There’s a pattern here. Israel not satisfied with God’s miracles and guidance, and beginning to crave for more until God has had enough of their dissatisfaction. Angels not satisfied with their lot in the very heavens, beginning to lust for things they see on earth. The residents of Sodom and surroundings, not satisfied with the gifts of intimacy God has ordained, go after “other” flesh, and bring judgment.
A question comes at the end of the verse, as it seems Jude is saying here that the vengeance they suffered, fire and brimstone from heaven, is somehow still burning, and will do so eternally. Those who want to deny an eternal hell will call out this verse and tell us that “eternal” is not really eternal. Eventually even hell fire will end, they say, just as Sodom and Gomorrah’s fire has ended.
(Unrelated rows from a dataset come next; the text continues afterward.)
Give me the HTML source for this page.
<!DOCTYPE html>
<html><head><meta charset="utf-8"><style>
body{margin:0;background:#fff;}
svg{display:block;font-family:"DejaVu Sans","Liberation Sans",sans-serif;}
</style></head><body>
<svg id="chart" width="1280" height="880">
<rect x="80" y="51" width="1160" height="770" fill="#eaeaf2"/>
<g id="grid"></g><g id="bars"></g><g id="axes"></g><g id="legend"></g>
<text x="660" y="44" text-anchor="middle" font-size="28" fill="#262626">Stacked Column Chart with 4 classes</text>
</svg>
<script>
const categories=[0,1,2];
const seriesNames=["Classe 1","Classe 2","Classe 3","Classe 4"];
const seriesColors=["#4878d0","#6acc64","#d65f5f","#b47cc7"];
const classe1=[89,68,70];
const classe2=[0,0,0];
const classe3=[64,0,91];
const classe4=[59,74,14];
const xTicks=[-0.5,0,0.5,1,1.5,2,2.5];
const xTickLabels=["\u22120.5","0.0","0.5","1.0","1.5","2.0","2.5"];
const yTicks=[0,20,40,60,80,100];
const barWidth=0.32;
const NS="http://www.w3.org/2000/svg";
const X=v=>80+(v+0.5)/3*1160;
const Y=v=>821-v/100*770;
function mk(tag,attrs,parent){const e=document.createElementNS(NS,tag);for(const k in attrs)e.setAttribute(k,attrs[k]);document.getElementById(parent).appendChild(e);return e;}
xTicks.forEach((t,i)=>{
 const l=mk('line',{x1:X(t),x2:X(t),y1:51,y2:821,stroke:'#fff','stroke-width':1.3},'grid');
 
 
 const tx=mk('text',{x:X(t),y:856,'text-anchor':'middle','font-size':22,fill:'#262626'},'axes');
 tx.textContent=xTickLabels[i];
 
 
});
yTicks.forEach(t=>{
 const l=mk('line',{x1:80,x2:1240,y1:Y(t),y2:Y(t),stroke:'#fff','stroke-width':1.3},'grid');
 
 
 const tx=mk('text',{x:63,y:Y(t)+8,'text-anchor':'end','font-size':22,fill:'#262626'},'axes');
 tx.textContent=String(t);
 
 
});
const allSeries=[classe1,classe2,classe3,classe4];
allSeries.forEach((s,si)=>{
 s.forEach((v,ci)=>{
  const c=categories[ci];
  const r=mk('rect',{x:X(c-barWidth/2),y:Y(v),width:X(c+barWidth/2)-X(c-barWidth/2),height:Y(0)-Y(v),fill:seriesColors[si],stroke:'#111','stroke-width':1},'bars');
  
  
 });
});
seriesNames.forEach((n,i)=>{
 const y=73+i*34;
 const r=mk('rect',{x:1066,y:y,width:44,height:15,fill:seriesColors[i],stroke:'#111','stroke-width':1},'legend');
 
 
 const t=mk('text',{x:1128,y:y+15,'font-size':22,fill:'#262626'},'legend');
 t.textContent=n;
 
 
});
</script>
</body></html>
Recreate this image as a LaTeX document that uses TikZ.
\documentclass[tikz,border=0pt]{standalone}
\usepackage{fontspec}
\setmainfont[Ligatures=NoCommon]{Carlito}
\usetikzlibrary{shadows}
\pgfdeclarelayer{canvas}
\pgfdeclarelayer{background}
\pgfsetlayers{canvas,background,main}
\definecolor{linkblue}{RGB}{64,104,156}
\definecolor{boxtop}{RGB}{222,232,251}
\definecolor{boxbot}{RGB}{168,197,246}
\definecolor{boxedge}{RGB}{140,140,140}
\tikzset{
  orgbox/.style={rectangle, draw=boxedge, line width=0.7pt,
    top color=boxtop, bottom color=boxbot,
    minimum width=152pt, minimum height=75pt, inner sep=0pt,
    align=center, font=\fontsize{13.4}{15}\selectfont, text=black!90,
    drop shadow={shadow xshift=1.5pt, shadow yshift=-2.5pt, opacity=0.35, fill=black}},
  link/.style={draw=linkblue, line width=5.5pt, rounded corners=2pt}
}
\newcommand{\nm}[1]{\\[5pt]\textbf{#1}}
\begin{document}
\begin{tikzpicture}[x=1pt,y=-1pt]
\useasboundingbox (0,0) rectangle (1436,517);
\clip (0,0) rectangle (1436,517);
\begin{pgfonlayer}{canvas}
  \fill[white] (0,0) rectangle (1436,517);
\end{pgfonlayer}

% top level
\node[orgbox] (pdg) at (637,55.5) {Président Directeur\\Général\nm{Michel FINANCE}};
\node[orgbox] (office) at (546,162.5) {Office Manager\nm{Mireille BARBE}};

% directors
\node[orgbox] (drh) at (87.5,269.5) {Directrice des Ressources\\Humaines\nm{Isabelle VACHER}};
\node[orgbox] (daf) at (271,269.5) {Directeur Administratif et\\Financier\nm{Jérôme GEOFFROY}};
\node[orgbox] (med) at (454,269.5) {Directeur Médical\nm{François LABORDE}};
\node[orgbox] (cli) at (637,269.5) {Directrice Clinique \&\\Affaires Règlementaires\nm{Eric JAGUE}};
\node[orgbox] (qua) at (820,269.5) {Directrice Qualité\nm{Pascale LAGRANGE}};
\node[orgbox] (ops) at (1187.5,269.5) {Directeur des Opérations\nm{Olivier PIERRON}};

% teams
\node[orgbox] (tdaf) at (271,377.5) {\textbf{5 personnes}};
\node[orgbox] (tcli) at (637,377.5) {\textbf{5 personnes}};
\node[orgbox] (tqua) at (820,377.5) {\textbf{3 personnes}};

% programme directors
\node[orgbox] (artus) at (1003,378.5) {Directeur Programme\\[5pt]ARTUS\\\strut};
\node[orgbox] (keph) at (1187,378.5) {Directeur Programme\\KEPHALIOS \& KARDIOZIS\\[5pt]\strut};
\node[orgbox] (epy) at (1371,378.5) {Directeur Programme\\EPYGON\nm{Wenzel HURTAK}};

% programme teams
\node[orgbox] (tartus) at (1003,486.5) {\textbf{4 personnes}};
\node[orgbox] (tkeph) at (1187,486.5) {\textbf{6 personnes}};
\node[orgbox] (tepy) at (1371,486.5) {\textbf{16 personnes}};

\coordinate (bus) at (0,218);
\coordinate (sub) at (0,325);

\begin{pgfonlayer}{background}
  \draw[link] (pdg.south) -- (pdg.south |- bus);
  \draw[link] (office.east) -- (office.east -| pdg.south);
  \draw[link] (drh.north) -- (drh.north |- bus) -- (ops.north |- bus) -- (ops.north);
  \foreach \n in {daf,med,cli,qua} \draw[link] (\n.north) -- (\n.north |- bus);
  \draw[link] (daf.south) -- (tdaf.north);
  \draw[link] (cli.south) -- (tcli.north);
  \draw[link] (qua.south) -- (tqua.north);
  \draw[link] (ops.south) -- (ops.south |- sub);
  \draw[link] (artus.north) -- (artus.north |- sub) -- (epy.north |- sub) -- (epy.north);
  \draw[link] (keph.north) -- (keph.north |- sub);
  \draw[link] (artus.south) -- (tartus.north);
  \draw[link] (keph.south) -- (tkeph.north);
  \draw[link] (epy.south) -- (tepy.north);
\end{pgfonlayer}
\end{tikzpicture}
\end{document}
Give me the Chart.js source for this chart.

Not so fast. Reaching this conclusion over the serious words of other Scriptures will mislead you.
First possibility: is the Lake of Fire, invisible to us now, not still burning? Is it not possible that the fire that only began to judge these evil ones on Earth, continues to judge them under the Earth? What torments the unsaved suffer now is without their bodies, to be sure, but one must deal with the rich man of Jesus’ story who was tormented in the flames of Hell immediately after his death. The soul does not sleep. God’s people go immediately to Jesus. The others immediately to their punishment. Bodies of saved and unsaved will be resurrected one day. Unsaved bodies will be eternally equipped to bear the punishment God has for those who disobey. But there is a form of fire that has already begun.
Second possibility: Translators who have seen a difficulty in this verse have corrected the text to read, essentially, that the punished souls of Sodom are set forth as an example of those who will suffer eternal fire (in hell). The Greek will bear such a translation. Several translations bring forth this idea.